The Sunbury Research Centre -- also known as ICBT Sunbury—is a main research institute of BP in north-east Surrey.

It began in 1917 as the Sunbury Research Station. Research began with the employment of two chemists to look into the viscosity of fuel oil for the Navy in the First World War, and the production of toluene.

The two first organic chemists were Dr Albert Ernest Dunstan and Dr Ferdinand Bernard Thole, in the basement of a country house called 'Meadhurst', formerly the home of Sir George William Kekewich. Both of these chemists had together worked at East Ham Technical College. Albert received a PhD in Viscosity from UCL in October 1910, working under the Irish physicist Frederick Thomas Trouton FRS, and Scottish chemist Sir William Ramsay. Together they had written 'A Text Book of Practical Chemistry for Technical Institutes', published by Methuen in November 1911, and 'The Viscosity of Liquids', published by Longman Green in 1914. Thole was awarded the OBE in the 1960 Birthday Honours. Albert died aged 85 in 1963, having been Chief Chemist of BP for thirty years. His son, Bernard Dunstan, grew up in the 'Meadhurst' house, and died aged 97 in 2017; Bernard's wife Diana Armfield is 104. Albert's grandson is David Dunstan, Professor of Physics at Queen Mary University of London. In the 1950s, Dr Thole worked for the Ministry of Fuel and Power. Both left the technical college in September 1917.

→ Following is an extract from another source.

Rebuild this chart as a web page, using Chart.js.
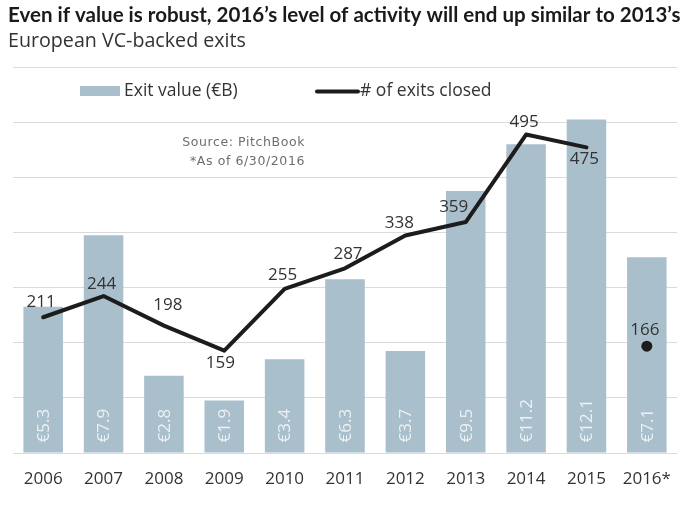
<!DOCTYPE html>
<html>
<head>
<meta charset="utf-8">
<script src="https://cdn.jsdelivr.net/npm/chart.js@4.4.1/dist/chart.umd.min.js"></script>
<style>
  html, body { margin: 0; padding: 0; background: #ffffff; }
  #wrap { width: 690px; height: 510px; }
</style>
</head>
<body>
<div id="wrap"><canvas id="c" width="690" height="510"></canvas></div>
<script>
// ---- Data ----
const years = ['2006', '2007', '2008', '2009', '2010', '2011', '2012', '2013', '2014', '2015', '2016*'];
const exitValue = [5.3, 7.9, 2.8, 1.9, 3.4, 6.3, 3.7, 9.5, 11.2, 12.1, 7.1];
const exitsClosed = [211, 244, 198, 159, 255, 287, 338, 359, 495, 475, 166];
const titleText = 'Even if value is robust, 2016\u2019s level of activity will end up similar to 2013\u2019s';
const subtitleText = 'European VC-backed exits';
const legendLabels = ['Exit value (\u20acB)', '# of exits closed'];
const sourceLines = ['Source: PitchBook', '*As of 6/30/2016'];

// ---- Styling / label placement (not data) ----
const barColor = '#a9bfcc';
const lineColor = '#1c1c1c';
const lineLabelOffsets = [[-2,-15],[-2,-12],[4,-20],[-4,12],[-2,-14],[3,-14],[-6,-12],[-12,-15],[-2,-12],[-2,12],[-2,-16]];
const separateIndex = years.length - 1; // partial-year point drawn unconnected

function fitFont(ctx, text, weight, family, baseSize, targetWidth) {
  ctx.font = weight + ' ' + baseSize + 'px ' + family;
  const w = ctx.measureText(text).width;
  const s = baseSize * targetWidth / w;
  ctx.font = weight + ' ' + s.toFixed(2) + 'px ' + family;
}

const annotate = {
  id: 'annotate',
  afterDraw(chart) {
    const ctx = chart.ctx;
    ctx.save();
    // Title
    ctx.fillStyle = '#1a1a1a';
    ctx.textBaseline = 'alphabetic';
    ctx.textAlign = 'left';
    fitFont(ctx, titleText, 'bold', 'Lato', 16, 673);
    ctx.fillText(titleText, 8, 22);
    // Subtitle
    ctx.fillStyle = '#333333';
    fitFont(ctx, subtitleText, 'normal', '"Open Sans"', 17, 238);
    ctx.fillText(subtitleText, 8, 47);

    // Legend
    ctx.fillStyle = barColor;
    ctx.fillRect(80, 86, 40, 10);
    ctx.fillStyle = '#333333';
    ctx.font = '17.5px "Open Sans"';
    ctx.textBaseline = 'middle';
    ctx.fillText(legendLabels[0], 124, 91);
    ctx.strokeStyle = lineColor;
    ctx.lineWidth = 4;
    ctx.lineCap = 'round';
    ctx.beginPath();
    ctx.moveTo(317, 91.5);
    ctx.lineTo(358, 91.5);
    ctx.stroke();
    ctx.fillText(legendLabels[1], 360, 91);

    // Source note
    ctx.fillStyle = '#6e6e6e';
    ctx.font = '12.5px "DejaVu Sans"';
    ctx.letterSpacing = '0.6px';
    ctx.textAlign = 'right';
    ctx.fillText(sourceLines[0], 305, 143);
    ctx.fillText(sourceLines[1], 305, 162);
    ctx.restore();
  },
  afterDatasetsDraw(chart) {
    const ctx = chart.ctx;
    ctx.save();
    // Bar value labels (rotated)
    const barMeta = chart.getDatasetMeta(0);
    ctx.font = '17px "Open Sans"';
    ctx.fillStyle = 'rgba(255,255,255,0.78)';
    barMeta.data.forEach((el, i) => {
      ctx.save();
      ctx.translate(el.x + 1, el.base - 10);
      ctx.rotate(-Math.PI / 2);
      ctx.textAlign = 'left';
      ctx.textBaseline = 'middle';
      ctx.fillText('\u20ac' + exitValue[i].toFixed(1), 0, 0);
      ctx.restore();
    });
    // Line value labels
    const lineMeta = chart.getDatasetMeta(1);
    ctx.fillStyle = '#333333';
    ctx.font = '17px "Open Sans"';
    ctx.textAlign = 'center';
    ctx.textBaseline = 'middle';
    lineMeta.data.forEach((pt, i) => {
      const o = lineLabelOffsets[i];
      ctx.fillText(String(exitsClosed[i]), pt.x + o[0], pt.y + o[1]);
    });
    ctx.restore();
  }
};

new Chart(document.getElementById('c'), {
  data: {
    labels: years,
    datasets: [
      {
        type: 'bar',
        label: legendLabels[0],
        data: exitValue,
        backgroundColor: barColor,
        yAxisID: 'y',
        order: 2,
        barPercentage: 0.655,
        categoryPercentage: 1.0
      },
      {
        type: 'line',
        label: legendLabels[1],
        data: exitsClosed,
        yAxisID: 'y1',
        order: 1,
        borderColor: lineColor,
        backgroundColor: lineColor,
        borderWidth: 4,
        tension: 0,
        borderJoinStyle: 'round',
        borderCapStyle: 'round',
        pointRadius: ctx => ctx.dataIndex === separateIndex ? 5.5 : 0,
        pointHoverRadius: 0,
        pointBackgroundColor: lineColor,
        pointBorderWidth: 0,
        segment: {
          borderColor: ctx => ctx.p1DataIndex === separateIndex ? 'rgba(0,0,0,0)' : lineColor
        }
      }
    ]
  },
  options: {
    responsive: false,
    animation: false,
    layout: { padding: { left: 13, right: 13, top: 67, bottom: 4.6 } },
    plugins: {
      legend: { display: false },
      title: { display: false },
      tooltip: { enabled: false }
    },
    scales: {
      x: {
        offset: true,
        grid: { display: false, drawTicks: false },
        border: { display: false },
        ticks: {
          color: '#333333',
          font: { family: 'Open Sans', size: 17 },
          padding: 16,
          maxRotation: 0,
          autoSkip: false
        }
      },
      y: {
        position: 'left',
        min: 0,
        max: 14,
        ticks: { display: false, stepSize: 2 },
        grid: { color: '#dadada', lineWidth: 1, drawTicks: false },
        border: { display: false }
      },
      y1: {
        display: false,
        min: 0,
        max: 600
      }
    }
  },
  plugins: [annotate]
});
</script>
</body>
</html>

In the 1920s research took place into cracking, at the plant at Uphall in Scotland (West Lothian). The first new building opened in July 1931. 76 staff were there in 1929, 99 in 1934 and 197 in 1939.

The first laboratory was demolished in July 1936. The main refinery of the company was at Abadan in Iran. Removing sulphur, from the refining process, was developed from the early 1930s, but this would additionally cause corrosion. Thermal cracking of refinery products would move to catalytic cracking methods from 1937, after work by Eugene Houdry in the US.

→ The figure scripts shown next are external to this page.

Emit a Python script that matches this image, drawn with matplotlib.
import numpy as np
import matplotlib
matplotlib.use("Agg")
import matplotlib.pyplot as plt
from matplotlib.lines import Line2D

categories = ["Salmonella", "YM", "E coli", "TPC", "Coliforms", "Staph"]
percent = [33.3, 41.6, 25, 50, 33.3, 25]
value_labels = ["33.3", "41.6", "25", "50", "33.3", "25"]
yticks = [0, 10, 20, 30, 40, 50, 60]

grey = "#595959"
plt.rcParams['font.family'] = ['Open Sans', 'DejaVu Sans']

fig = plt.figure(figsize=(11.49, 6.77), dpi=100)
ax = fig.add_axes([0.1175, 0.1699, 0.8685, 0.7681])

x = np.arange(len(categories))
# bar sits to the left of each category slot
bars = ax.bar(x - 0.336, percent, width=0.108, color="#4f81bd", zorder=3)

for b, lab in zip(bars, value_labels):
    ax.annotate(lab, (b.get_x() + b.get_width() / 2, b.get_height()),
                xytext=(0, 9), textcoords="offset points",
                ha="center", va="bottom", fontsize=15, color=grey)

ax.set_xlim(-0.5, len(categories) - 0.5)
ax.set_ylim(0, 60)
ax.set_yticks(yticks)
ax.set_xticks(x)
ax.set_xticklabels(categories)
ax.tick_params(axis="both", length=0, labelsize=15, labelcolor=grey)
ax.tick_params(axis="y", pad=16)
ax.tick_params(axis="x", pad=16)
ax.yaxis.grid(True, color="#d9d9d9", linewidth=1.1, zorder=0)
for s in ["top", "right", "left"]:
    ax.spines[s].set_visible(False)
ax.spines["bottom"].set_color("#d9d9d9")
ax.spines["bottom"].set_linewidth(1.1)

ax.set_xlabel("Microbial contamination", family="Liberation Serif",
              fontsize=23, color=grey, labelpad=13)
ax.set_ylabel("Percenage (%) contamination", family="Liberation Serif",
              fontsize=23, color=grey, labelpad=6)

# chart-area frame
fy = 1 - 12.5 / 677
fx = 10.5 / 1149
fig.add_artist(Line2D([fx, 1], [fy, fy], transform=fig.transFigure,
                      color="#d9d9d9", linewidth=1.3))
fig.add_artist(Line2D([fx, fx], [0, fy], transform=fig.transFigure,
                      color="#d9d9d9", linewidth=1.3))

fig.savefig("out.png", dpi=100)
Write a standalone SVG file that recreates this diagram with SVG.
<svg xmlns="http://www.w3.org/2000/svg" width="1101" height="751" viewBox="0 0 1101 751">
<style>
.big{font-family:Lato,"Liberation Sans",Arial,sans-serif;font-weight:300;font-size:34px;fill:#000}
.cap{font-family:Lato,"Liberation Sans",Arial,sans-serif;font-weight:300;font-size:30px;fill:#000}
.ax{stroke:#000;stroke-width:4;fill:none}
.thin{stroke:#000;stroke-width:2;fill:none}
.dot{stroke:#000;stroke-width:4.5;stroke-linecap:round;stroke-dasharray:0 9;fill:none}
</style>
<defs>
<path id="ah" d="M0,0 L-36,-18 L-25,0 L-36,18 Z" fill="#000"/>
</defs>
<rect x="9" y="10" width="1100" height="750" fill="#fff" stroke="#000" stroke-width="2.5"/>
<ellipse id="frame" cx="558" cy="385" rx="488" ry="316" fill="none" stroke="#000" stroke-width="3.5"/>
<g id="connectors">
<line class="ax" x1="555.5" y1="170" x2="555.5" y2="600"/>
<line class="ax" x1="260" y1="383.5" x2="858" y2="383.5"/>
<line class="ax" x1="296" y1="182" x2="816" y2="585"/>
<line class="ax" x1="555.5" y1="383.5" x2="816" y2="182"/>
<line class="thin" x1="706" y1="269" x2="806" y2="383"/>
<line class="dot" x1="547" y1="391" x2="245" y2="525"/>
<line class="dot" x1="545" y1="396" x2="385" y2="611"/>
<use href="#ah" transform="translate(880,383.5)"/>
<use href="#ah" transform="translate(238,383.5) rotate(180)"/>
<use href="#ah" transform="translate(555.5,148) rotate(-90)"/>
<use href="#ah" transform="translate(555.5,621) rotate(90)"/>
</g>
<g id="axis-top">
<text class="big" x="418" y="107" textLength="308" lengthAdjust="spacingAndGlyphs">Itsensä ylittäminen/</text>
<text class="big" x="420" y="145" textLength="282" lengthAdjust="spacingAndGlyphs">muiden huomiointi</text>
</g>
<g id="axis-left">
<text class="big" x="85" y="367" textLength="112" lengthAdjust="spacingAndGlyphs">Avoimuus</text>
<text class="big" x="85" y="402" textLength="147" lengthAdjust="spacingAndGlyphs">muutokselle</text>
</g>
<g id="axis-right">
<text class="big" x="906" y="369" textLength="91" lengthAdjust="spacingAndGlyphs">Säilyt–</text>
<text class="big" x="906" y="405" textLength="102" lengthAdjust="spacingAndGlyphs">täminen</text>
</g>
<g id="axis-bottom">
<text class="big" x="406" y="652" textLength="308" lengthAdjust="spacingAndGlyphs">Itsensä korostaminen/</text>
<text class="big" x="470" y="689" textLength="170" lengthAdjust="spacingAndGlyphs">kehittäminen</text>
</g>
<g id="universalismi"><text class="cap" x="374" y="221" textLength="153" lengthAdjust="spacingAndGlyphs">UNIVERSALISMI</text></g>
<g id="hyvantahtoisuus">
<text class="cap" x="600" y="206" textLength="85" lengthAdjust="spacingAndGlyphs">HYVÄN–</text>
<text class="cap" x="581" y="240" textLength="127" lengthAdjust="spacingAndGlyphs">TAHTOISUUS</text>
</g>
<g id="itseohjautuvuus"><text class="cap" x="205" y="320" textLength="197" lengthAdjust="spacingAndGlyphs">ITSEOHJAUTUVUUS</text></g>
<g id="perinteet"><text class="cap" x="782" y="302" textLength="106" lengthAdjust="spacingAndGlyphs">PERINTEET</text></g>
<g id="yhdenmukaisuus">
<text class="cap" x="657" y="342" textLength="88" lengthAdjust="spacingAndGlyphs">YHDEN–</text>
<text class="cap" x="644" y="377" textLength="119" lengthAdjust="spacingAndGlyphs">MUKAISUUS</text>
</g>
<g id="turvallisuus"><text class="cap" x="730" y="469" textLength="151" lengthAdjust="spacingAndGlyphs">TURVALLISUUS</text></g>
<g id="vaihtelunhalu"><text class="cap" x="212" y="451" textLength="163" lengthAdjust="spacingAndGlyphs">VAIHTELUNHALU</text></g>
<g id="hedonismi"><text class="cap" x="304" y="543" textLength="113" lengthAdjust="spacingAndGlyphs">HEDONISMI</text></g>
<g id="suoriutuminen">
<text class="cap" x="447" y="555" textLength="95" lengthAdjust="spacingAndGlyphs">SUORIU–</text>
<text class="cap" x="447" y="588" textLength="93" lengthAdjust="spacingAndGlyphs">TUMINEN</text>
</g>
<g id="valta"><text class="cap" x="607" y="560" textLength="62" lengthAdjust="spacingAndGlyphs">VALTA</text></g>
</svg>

Leaded petrol was introduced as 'BP Plus' on 15 April 1931, taking the octane number from 66 to 74, becoming 'BP Ethyl' in August 1933. Aviation fuels were difficult to make, as a high octane number was required. By making di-isobutene, an 88-octane fuel could be made, with production at Abadan from 1937. By adding hydrogen under pressure, with a catalyst, it made the saturated iso-octane (2,2,4-Trimethylpentane), made at Abadan from 1938 for high-octane aviation fuel.

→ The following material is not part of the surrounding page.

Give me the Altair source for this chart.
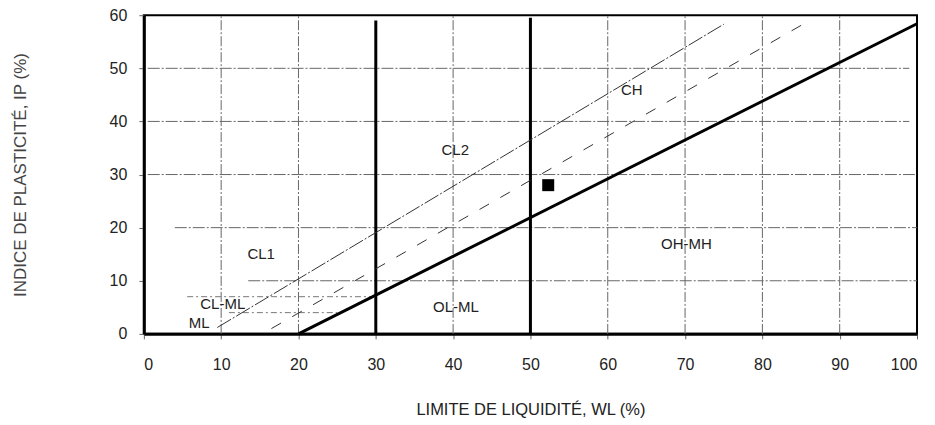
import altair as alt
import pandas as pd

# ---- data ----
x_ticks = list(range(0, 101, 10))
y_ticks = list(range(0, 61, 10))

grid_x = [10, 20, 40, 60, 70, 80, 90]
grid_y = [10, 20, 30, 40, 50]
grid_y_start = [13.5, 4, 0.5, 0.5, 0.5]
grid_y_end = [100, 100, 100, 99, 99]

thick_x = [30, 50]
thick_top = [59, 59.5]

a_wl = [20, 100]
a_ip = [0, 58.4]
u_wl = [9.5, 75]
u_ip = [1.2, 58.3]
d_wl = [16.5, 85.5]
d_ip = [1.0, 58.5]

band_ip = [4, 7]
band_start = [11, 5.6]
band_end = [25, 29.7]

labels = ["CH", "CL2", "CL1", "CL-ML", "ML", "OL-ML", "OH-MH"]
label_wl = [61.7, 38.5, 13.4, 7.3, 5.8, 37.4, 66.9]
label_ip = [46, 34.7, 15, 5.6, 2, 5.1, 16.9]

sample_wl = [52.3]
sample_ip = [28]

# ---- chart ----
xs = alt.Scale(domain=[0, 100], nice=False, zero=False)
ys = alt.Scale(domain=[0, 60], nice=False, zero=False)
FONT = "Liberation Sans"

xaxis = alt.Axis(values=x_ticks, grid=False, title="LIMITE DE LIQUIDITÉ, WL (%)",
                 labelFont=FONT, labelFontSize=16, labelColor="#222",
                 tickColor="#666", tickSize=5, labelPadding=18,
                 domainColor="black", domainWidth=3,
                 titleFont=FONT, titleFontSize=16.5, titleFontWeight="normal",
                 titleColor="#222", titlePadding=29)
yaxis = alt.Axis(values=y_ticks, grid=False, title="INDICE DE PLASTICITÉ, IP (%)",
                 labelFont=FONT, labelFontSize=16, labelColor="#222",
                 tickColor="#666", tickSize=5, labelPadding=12,
                 domainColor="black", domainWidth=3,
                 titleFont=FONT, titleFontSize=17, titleFontWeight="normal",
                 titleColor="#444", titlePadding=80)

df_gx = pd.DataFrame({"x": grid_x})
vgrid = alt.Chart(df_gx).mark_rule(color="#666", strokeWidth=1, strokeDash=[10, 2, 2, 2]).encode(
    x=alt.X("x:Q", scale=xs, axis=xaxis),
    y=alt.Y("y0:Q", scale=ys, axis=yaxis),
    y2="y1:Q",
).transform_calculate(y0="0", y1="60")

df_gy = pd.DataFrame({"y": grid_y, "s": grid_y_start, "e": grid_y_end})
hgrid = alt.Chart(df_gy).mark_rule(color="#666", strokeWidth=1, strokeDash=[12, 2, 2, 2]).encode(
    x=alt.X("s:Q", scale=xs), x2="e:Q", y=alt.Y("y:Q", scale=ys))

df_band = pd.DataFrame({"y": band_ip, "s": band_start, "e": band_end})
band = alt.Chart(df_band).mark_rule(color="#777", strokeWidth=1, strokeDash=[6, 3, 2, 3]).encode(
    x=alt.X("s:Q", scale=xs), x2="e:Q", y=alt.Y("y:Q", scale=ys))

df_tx = pd.DataFrame({"x": thick_x, "t": thick_top})
thick = alt.Chart(df_tx).mark_rule(color="black", strokeWidth=3).encode(
    x=alt.X("x:Q", scale=xs), y=alt.Y("b:Q", scale=ys), y2="t:Q").transform_calculate(b="0")

df_a = pd.DataFrame({"wl": a_wl, "ip": a_ip})
aline = alt.Chart(df_a).mark_line(color="black", strokeWidth=3).encode(
    x=alt.X("wl:Q", scale=xs), y=alt.Y("ip:Q", scale=ys))

df_u = pd.DataFrame({"wl": u_wl, "ip": u_ip})
uline = alt.Chart(df_u).mark_line(color="#333", strokeWidth=1, strokeDash=[16, 2, 2, 2]).encode(
    x=alt.X("wl:Q", scale=xs), y=alt.Y("ip:Q", scale=ys))

df_d = pd.DataFrame({"wl": d_wl, "ip": d_ip})
dline = alt.Chart(df_d).mark_line(color="#333", strokeWidth=1, strokeDash=[11, 13]).encode(
    x=alt.X("wl:Q", scale=xs), y=alt.Y("ip:Q", scale=ys))

df_l = pd.DataFrame({"t": labels, "wl": label_wl, "ip": label_ip})
text = alt.Chart(df_l).mark_text(font=FONT, fontSize=15, color="#222", align="left",
                                 baseline="middle").encode(
    x=alt.X("wl:Q", scale=xs), y=alt.Y("ip:Q", scale=ys), text="t:N")

df_s = pd.DataFrame({"wl": sample_wl, "ip": sample_ip})
sample = alt.Chart(df_s).mark_square(color="black", size=144, opacity=1, filled=True).encode(
    x=alt.X("wl:Q", scale=xs), y=alt.Y("ip:Q", scale=ys))

chart = alt.layer(vgrid, hgrid, band, thick, uline, dline, aline, text, sample).properties(
    width=774, height=319,
    autosize=alt.AutoSizeParams(type="none"),
    padding={"left": 136, "top": 7, "right": 10, "bottom": 90},
).configure_view(stroke="black", strokeWidth=2)

chart.save("out.html", embed_options={"renderer": "svg", "actions": False})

In July 1936, at the research centre's annual conference on chemistry, ways to make iso-octane were looked at, with a chemist Dr Thomas Tait accidentally inventing the alkylation process, via the addition of sulphuric acid in a pentane solvent, which was much quicker than hydrogenation over a catalyst.

This process is still an important part of aviation and automobile fuel refining. It was discovered that isobutane would react with the butenes present. It was largely an accidental discovery, but an important one. Sunbury patented the process in January 1938, and had built an experimental production facility by December 1936, being first made at Abadan from January 1939. The process was given the name 'alkylation' in December 1939.